Saturday, January 26, 2008

Obituary: Heathcliff Andrew Ledger

Celebrity deaths are great news for media, and not just the celebrity paparazzi rags. The only thing wrong with the mysterious death of a young, moderately talented, and fairly good-looking actor is that there isn’t an infinite amount of reportable information. Eventually it dries up and the guy is buried, literally and figuratively.

Gawker has this "examination of 100 recent headlines on Google News, categorized by the angle on the Australian actor's mysterious demise."

“It’s like River Phoenix all over again,” a friend in California texted me. We were joking around about the media circus. Which is a sign of good mental health for the average American: to be cynical and unmoved by the death, or to feel it profoundly?

I was walking around SoHo last week with a co-worker when I asked her if we should check out the Heath Ledger Death Apartment. She looked up the address on Wikipedia with her mobile phone, and we were off.

As we stood in front of 421 Broome Street, gawking at the pile of letters and flowers, I held up my camera-phone for the photo-op. I looked around. The density of the crowd was deceptive. Most of it was police barriers and camera equipment that spilled over into the street. And I wasn't the only one snapping pictures with a camera-phone. The crowd was quiet, and surprisingly respectful. As I was about to mutter something sarcastic to my co-worker, I heard a man, an adult, say something quiet to his companion about what a good actor Ledger was, as if that justified their visit to the site.

So why were we there? The spectacle, we agreed. All respect for the dead aside, this was a modern popular cultural moment. We wanted to see the pile of letters. How, in this day and age, we marveled, could anyone get so attached to an actor that they would write a heart-felt letter to the actor or his family?

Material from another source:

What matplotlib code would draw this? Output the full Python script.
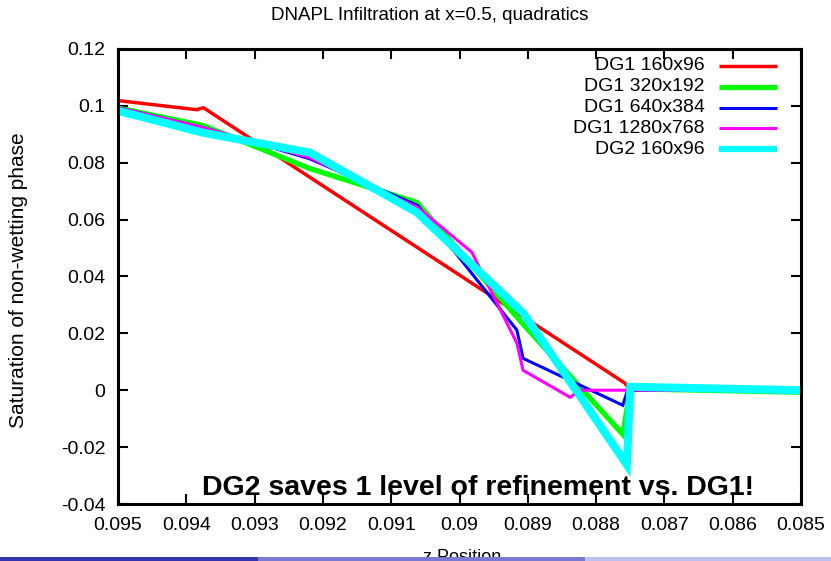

We wanted to see the cameras. There were news vans from all the local stations staked out there. We wondered why. Would anyone close to the actor actually show up at the apartment?

If this were a movie, a Maybach with blacked-out windows would pull up with Michelle Williams and son. The window would roll down about an inch, hesitate, and then go down another inch and pause and then go up. The car would sit just long enough for the cameras to turn around before the car sped off. And the crowd that saw it would dissect the movements of the window as if it were an expression on a face, because that’s all they had to go on.

But it is a kind of movie scenario when our media treats actors' lives like performances, and we visited the Heath Ledger Death Apartment as we would have the site of a film shoot.